While this may seem like pretty straightforward advice, the temptation to fudge can be very strong. Don’t conveniently forget to declare a large sum of money from a freelance job or creatively classify your new man-cave as a home office. If you’ve done a large freelance job, even if you were paid in cash, it’s safer to declare the income.  Likewise, If you don’t use your home office regularly and exclusively for business purposes, it’s a bad idea to tell the IRS you do.

2. Be Middle Class

You can’t really control this one, but the truth is that if you earn below $200,000 a year, you’re less likely to come under the scrutiny of the IRS. Conversely, people with annual incomes in excess of $1,000,000 have a 1 in 9 chance of being audited. At the other end of the spectrum, some low income households are at an increased risk of an IRS audit for claiming the Earned Income Credit. Designed to provide tax relief for the working poor, the EIC carries some complex requirements—so be sure you meet the criteria before taking this credit.

3. Be an Employee

Working for someone other than yourself lowers your risk of an audit. This is because self-employed filers prove more likely to under-report income and write off dining, entertainment and travel expenses. Other individuals at risk of an audit are owners of small businesses that tend to deal primarily in cash. And whether you’re self employed or not, you also risk an audit if you make large cash purchases or deposits.

4. Be Conscientious

Math errors, entering the wrong figures on forms, or forgetting to declare income that generates a 1099 Form can put you on the audit radar.

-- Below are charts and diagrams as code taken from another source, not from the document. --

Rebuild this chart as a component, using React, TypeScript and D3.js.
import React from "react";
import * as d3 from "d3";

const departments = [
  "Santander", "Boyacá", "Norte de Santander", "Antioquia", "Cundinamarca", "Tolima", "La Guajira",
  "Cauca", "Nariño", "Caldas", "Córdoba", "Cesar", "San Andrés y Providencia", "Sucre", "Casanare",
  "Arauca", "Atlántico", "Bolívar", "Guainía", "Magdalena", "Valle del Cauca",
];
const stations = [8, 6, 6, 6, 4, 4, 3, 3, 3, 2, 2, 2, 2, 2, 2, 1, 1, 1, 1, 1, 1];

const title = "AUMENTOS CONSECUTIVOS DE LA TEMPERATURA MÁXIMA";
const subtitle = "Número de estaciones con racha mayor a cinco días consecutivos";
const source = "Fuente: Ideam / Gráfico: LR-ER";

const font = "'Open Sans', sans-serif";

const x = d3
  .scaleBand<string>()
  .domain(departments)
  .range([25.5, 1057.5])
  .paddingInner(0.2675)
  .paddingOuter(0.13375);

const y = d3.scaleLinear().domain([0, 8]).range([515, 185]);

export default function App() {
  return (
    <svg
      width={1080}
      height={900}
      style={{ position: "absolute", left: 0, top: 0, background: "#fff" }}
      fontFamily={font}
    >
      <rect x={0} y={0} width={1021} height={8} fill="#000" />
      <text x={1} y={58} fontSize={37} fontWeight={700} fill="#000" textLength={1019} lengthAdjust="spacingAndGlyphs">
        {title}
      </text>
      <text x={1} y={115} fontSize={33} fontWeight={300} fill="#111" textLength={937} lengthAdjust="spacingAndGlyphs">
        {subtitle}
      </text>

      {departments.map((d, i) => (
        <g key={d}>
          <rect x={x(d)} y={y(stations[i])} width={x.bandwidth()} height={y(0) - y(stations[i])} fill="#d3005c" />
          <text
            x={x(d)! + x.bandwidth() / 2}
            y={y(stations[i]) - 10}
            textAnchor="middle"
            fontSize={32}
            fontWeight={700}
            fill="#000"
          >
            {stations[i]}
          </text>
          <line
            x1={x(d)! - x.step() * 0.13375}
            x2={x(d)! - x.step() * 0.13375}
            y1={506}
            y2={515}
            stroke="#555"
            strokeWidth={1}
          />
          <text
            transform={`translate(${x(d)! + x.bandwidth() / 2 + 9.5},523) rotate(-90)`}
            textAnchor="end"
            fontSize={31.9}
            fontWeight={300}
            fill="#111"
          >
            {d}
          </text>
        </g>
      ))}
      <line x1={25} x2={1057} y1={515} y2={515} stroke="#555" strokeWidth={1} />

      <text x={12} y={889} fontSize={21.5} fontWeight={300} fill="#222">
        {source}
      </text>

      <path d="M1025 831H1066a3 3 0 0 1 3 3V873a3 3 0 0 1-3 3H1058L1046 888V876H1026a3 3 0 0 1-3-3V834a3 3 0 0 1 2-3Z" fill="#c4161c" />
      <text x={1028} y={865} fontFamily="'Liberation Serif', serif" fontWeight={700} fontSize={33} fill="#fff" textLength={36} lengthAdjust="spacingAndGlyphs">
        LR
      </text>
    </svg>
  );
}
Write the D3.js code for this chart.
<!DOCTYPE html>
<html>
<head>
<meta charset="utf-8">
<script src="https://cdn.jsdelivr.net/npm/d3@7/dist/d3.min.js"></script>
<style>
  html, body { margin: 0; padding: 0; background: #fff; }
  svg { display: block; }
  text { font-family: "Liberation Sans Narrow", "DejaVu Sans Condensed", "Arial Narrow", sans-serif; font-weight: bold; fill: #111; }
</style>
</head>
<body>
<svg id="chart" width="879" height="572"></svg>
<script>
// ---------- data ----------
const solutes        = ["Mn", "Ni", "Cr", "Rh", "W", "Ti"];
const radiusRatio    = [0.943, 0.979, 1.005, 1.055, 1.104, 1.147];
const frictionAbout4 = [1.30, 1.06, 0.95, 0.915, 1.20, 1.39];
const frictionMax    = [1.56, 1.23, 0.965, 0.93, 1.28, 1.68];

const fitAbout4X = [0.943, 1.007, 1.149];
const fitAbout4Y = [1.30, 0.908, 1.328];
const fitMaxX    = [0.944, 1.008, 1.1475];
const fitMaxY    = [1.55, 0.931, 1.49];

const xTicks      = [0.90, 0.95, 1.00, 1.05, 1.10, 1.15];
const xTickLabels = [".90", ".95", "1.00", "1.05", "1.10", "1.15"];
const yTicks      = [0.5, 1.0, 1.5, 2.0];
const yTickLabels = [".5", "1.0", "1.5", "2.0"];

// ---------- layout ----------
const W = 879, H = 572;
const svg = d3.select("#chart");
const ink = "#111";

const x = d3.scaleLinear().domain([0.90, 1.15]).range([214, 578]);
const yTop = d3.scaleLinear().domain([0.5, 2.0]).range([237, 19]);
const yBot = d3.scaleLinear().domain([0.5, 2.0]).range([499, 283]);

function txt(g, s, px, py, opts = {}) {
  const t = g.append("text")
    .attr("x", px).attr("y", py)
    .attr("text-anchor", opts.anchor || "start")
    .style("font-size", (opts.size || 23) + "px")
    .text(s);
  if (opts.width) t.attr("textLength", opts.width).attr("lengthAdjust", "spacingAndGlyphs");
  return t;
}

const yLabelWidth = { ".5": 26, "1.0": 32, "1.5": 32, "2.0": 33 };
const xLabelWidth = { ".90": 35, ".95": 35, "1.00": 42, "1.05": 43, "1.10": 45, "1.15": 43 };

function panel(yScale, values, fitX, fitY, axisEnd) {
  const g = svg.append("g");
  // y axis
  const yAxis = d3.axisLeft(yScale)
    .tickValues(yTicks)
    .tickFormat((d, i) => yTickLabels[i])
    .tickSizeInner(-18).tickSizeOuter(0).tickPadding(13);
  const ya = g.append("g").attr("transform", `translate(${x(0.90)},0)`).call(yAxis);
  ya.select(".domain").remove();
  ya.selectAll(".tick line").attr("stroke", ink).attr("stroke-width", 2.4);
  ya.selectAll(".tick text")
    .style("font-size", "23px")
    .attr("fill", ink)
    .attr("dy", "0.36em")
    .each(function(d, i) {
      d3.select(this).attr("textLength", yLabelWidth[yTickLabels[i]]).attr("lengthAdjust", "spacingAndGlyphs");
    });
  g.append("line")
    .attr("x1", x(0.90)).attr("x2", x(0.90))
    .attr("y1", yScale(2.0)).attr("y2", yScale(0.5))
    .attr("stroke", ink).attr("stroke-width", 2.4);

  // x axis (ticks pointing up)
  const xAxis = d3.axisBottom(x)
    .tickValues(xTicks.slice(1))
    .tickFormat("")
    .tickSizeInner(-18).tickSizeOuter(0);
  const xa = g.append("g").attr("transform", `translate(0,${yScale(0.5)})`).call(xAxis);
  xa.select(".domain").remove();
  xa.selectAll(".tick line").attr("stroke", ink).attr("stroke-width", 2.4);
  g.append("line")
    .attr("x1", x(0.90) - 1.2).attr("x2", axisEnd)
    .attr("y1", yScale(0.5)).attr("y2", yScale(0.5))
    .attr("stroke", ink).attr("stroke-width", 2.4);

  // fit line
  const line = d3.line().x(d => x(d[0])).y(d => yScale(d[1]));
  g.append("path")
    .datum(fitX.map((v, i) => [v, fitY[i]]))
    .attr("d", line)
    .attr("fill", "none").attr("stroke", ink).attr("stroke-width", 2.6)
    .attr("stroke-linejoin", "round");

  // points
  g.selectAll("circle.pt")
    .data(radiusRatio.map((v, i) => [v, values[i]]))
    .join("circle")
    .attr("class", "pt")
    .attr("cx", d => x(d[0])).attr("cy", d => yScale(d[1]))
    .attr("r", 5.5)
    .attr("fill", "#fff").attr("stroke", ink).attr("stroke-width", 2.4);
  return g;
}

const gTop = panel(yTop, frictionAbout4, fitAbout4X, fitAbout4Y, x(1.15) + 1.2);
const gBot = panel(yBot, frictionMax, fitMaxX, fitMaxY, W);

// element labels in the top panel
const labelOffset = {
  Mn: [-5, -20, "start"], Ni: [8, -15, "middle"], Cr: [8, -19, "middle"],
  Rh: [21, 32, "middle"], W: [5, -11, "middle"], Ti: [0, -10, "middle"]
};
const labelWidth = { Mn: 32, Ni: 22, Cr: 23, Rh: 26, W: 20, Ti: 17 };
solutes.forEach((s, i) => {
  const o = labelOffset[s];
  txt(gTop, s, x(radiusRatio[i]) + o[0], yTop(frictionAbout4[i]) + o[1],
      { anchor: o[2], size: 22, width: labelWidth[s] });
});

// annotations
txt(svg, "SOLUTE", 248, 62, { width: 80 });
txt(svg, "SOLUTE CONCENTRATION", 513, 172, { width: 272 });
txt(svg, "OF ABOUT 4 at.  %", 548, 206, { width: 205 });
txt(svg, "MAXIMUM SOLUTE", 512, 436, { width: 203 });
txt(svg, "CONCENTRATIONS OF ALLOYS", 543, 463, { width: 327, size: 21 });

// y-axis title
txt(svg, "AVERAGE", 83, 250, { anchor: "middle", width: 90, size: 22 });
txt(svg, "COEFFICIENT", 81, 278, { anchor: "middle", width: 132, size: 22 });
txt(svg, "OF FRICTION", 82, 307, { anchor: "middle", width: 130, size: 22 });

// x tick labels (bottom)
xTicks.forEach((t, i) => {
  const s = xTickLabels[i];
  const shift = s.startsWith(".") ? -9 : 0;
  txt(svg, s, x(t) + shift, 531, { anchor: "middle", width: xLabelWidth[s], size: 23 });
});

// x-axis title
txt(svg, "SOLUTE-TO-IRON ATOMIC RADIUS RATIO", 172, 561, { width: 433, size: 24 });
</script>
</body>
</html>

E-filing is one way to reduce errors on your returns (compare the 21 percent error rate for paper returns with the .5 percent error rate on e-filed returns).

Obviously, people who love running their own businesses or who make more than $200,000 a year aren’t going to alter their lifestyles just to avoid a tax audit, but being transparent and avoiding errors on your return can help reduce the risk.

Note: The information contained in this blog is not intended as a substitute for the advice of a qualified tax professional.